Directions -> Reproduce the listing exactly and skip over any pictures.
——
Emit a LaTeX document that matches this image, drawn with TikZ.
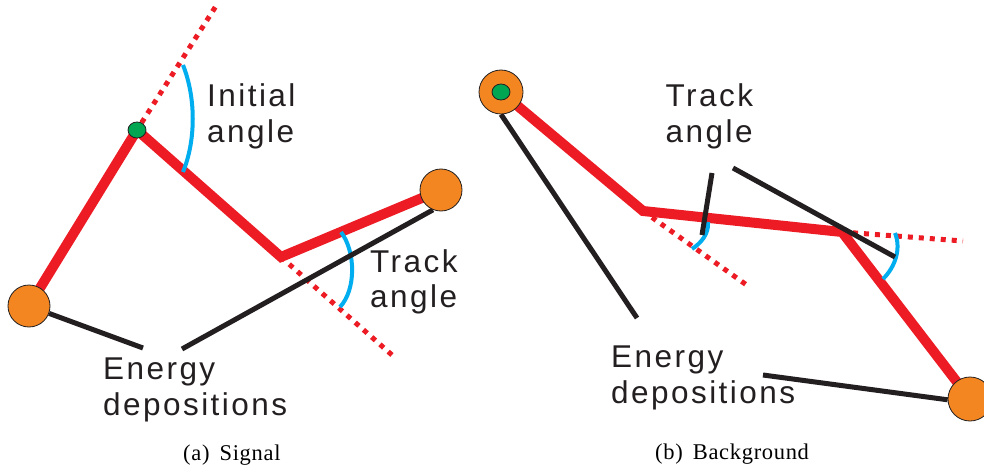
\documentclass[tikz,border=0pt]{standalone}
\usepackage{fontspec}
\usetikzlibrary{shapes.geometric}
\newfontfamily\labelfont{Liberation Sans}[LetterSpace=7.8]
\newfontfamily\capfont{Liberation Serif}[LetterSpace=3]
\definecolor{trkred}{RGB}{237,28,36}
\definecolor{dep}{RGB}{243,134,33}
\definecolor{vgreen}{RGB}{0,166,81}
\definecolor{angblue}{RGB}{0,174,239}
\definecolor{ink}{RGB}{35,31,32}
\pgfdeclarelayer{fg}
\pgfsetlayers{main,fg}
\begin{document}
\begin{tikzpicture}[x=1pt,y=-1pt,
  hit/.style={circle,draw=ink,line width=0.8pt,fill=dep,inner sep=0pt,minimum size=#1},
  vtx/.style={ellipse,draw=ink,line width=0.8pt,fill=vgreen,inner sep=0pt,minimum width=18pt,minimum height=16pt},
  track/.style={trkred,line width=10pt,line join=miter},
  ext/.style={trkred,line width=5pt,dash pattern=on 5pt off 6pt},
  ang/.style={angblue,line width=4pt},
  lead/.style={ink,line width=5pt},
  lbl/.style={anchor=base west,inner sep=0pt,text=ink,font=\labelfont\fontsize{31.5}{36}\selectfont},
  captext/.style={anchor=base west,inner sep=0pt,text=black,font=\capfont\fontsize{22.5}{26}\selectfont}]
\path[use as bounding box] (0,0) rectangle (984,473);

% ---- nodes (foreground) ----
\begin{pgfonlayer}{fg}
\node[hit=42pt] (A) at (29,306) {};
\node[hit=42pt] (B) at (441,190) {};
\node[vtx] (G) at (137,130) {};
\node[hit=44pt] (C) at (501,92) {};
\node[vtx] (G2) at (501,92) {};
\node[hit=44pt] (D) at (970,399) {};
\end{pgfonlayer}

\coordinate (V) at (281,257);
\coordinate (W1) at (643,211);
\coordinate (W2) at (842,232);
\coordinate (xa) at (216,6);
\coordinate (xb) at (392,355);
\coordinate (xc) at (748,286);
\coordinate (xd) at (963,241);
\coordinate (la) at (143,348);
\coordinate (lb) at (182,349);
\coordinate (lc) at (637,318);
\coordinate (ld1) at (712,173);
\coordinate (ld2) at (702,235);
\coordinate (le1) at (733,168);
\coordinate (le2) at (895,257);
\coordinate (lf) at (763,375);

% ---- dotted extensions ----
\draw[ext] (G) -- (xa);
\draw[ext] (V) -- (xb);
\draw[ext] (W1) -- (xc);
\draw[ext] (W2) -- (xd);

% ---- tracks ----
\draw[track] (A.center) -- (G.center) -- (V) -- (B.center);
\draw[track] (C.center) -- (W1) -- (W2) -- (D.center);

% ---- angle arcs ----
\draw[ang] (183,65) .. controls (196,98) and (196,140) .. (183,172);
\draw[ang] (341,232) .. controls (356,252) and (356,290) .. (340,307);
\draw[ang] (708,222) .. controls (709,234) and (701,243) .. (692,249);
\draw[ang] (895,233) .. controls (901,248) and (896,266) .. (883,279);

% ---- leader lines ----
\draw[lead] (A) -- (la);
\draw[lead] (lb) -- (B.248);
\draw[lead] (C.270) -- (lc);
\draw[lead] (ld1) -- (ld2);
\draw[lead] (le1) -- (le2);
\draw[lead] (lf) -- (D.182);

% ---- labels ----
\node[lbl] (ini1) at (207,106.5) {Initial};
\node[lbl] (ini2) at (207,143) {angle};
\node[lbl] (tra1) at (370,272) {Track};
\node[lbl] (tra2) at (370,307.5) {angle};
\node[lbl] (ena1) at (103,379) {Energy};
\node[lbl] (ena2) at (103,415) {depositions};
\node[lbl] (trb1) at (665.5,107) {Track};
\node[lbl] (trb2) at (665.5,143) {angle};
\node[lbl] (enb1) at (611,367) {Energy};
\node[lbl] (enb2) at (611,403) {depositions};

\node[captext] (capa) at (183,460) {(a)\hspace{0.45em}Signal};
\node[captext] (capb) at (655,459) {(b)\hspace{0.45em}Background};
\end{tikzpicture}
\end{document}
——
The result ->
Emit a LaTeX document that matches this image, drawn with TikZ.
\documentclass[tikz,border=0pt]{standalone}
\usepackage{fontspec}
\usetikzlibrary{shapes.geometric}
\newfontfamily\labelfont{Liberation Sans}[LetterSpace=7.8]
\newfontfamily\capfont{Liberation Serif}[LetterSpace=3]
\definecolor{trkred}{RGB}{237,28,36}
\definecolor{dep}{RGB}{243,134,33}
\definecolor{vgreen}{RGB}{0,166,81}
\definecolor{angblue}{RGB}{0,174,239}
\definecolor{ink}{RGB}{35,31,32}
\pgfdeclarelayer{fg}
\pgfsetlayers{main,fg}
\begin{document}
\begin{tikzpicture}[x=1pt,y=-1pt,
  hit/.style={circle,draw=ink,line width=0.8pt,fill=dep,inner sep=0pt,minimum size=#1},
  vtx/.style={ellipse,draw=ink,line width=0.8pt,fill=vgreen,inner sep=0pt,minimum width=18pt,minimum height=16pt},
  track/.style={trkred,line width=10pt,line join=miter},
  ext/.style={trkred,line width=5pt,dash pattern=on 5pt off 6pt},
  ang/.style={angblue,line width=4pt},
  lead/.style={ink,line width=5pt},
  lbl/.style={anchor=base west,inner sep=0pt,text=ink,font=\labelfont\fontsize{31.5}{36}\selectfont},
  captext/.style={anchor=base west,inner sep=0pt,text=black,font=\capfont\fontsize{22.5}{26}\selectfont}]
\path[use as bounding box] (0,0) rectangle (984,473);

% ---- nodes (foreground) ----
\begin{pgfonlayer}{fg}
\node[hit=42pt] (A) at (29,306) {};
\node[hit=42pt] (B) at (441,190) {};
\node[vtx] (G) at (137,130) {};
\node[hit=44pt] (C) at (501,92) {};
\node[vtx] (G2) at (501,92) {};
\node[hit=44pt] (D) at (970,399) {};
\end{pgfonlayer}

\coordinate (V) at (281,257);
\coordinate (W1) at (643,211);
\coordinate (W2) at (842,232);
\coordinate (xa) at (216,6);
\coordinate (xb) at (392,355);
\coordinate (xc) at (748,286);
\coordinate (xd) at (963,241);
\coordinate (la) at (143,348);
\coordinate (lb) at (182,349);
\coordinate (lc) at (637,318);
\coordinate (ld1) at (712,173);
\coordinate (ld2) at (702,235);
\coordinate (le1) at (733,168);
\coordinate (le2) at (895,257);
\coordinate (lf) at (763,375);

% ---- dotted extensions ----
\draw[ext] (G) -- (xa);
\draw[ext] (V) -- (xb);
\draw[ext] (W1) -- (xc);
\draw[ext] (W2) -- (xd);

% ---- tracks ----
\draw[track] (A.center) -- (G.center) -- (V) -- (B.center);
\draw[track] (C.center) -- (W1) -- (W2) -- (D.center);

% ---- angle arcs ----
\draw[ang] (183,65) .. controls (196,98) and (196,140) .. (183,172);
\draw[ang] (341,232) .. controls (356,252) and (356,290) .. (340,307);
\draw[ang] (708,222) .. controls (709,234) and (701,243) .. (692,249);
\draw[ang] (895,233) .. controls (901,248) and (896,266) .. (883,279);

% ---- leader lines ----
\draw[lead] (A) -- (la);
\draw[lead] (lb) -- (B.248);
\draw[lead] (C.270) -- (lc);
\draw[lead] (ld1) -- (ld2);
\draw[lead] (le1) -- (le2);
\draw[lead] (lf) -- (D.182);

% ---- labels ----
\node[lbl] (ini1) at (207,106.5) {Initial};
\node[lbl] (ini2) at (207,143) {angle};
\node[lbl] (tra1) at (370,272) {Track};
\node[lbl] (tra2) at (370,307.5) {angle};
\node[lbl] (ena1) at (103,379) {Energy};
\node[lbl] (ena2) at (103,415) {depositions};
\node[lbl] (trb1) at (665.5,107) {Track};
\node[lbl] (trb2) at (665.5,143) {angle};
\node[lbl] (enb1) at (611,367) {Energy};
\node[lbl] (enb2) at (611,403) {depositions};

\node[captext] (capa) at (183,460) {(a)\hspace{0.45em}Signal};
\node[captext] (capb) at (655,459) {(b)\hspace{0.45em}Background};
\end{tikzpicture}
\end{document}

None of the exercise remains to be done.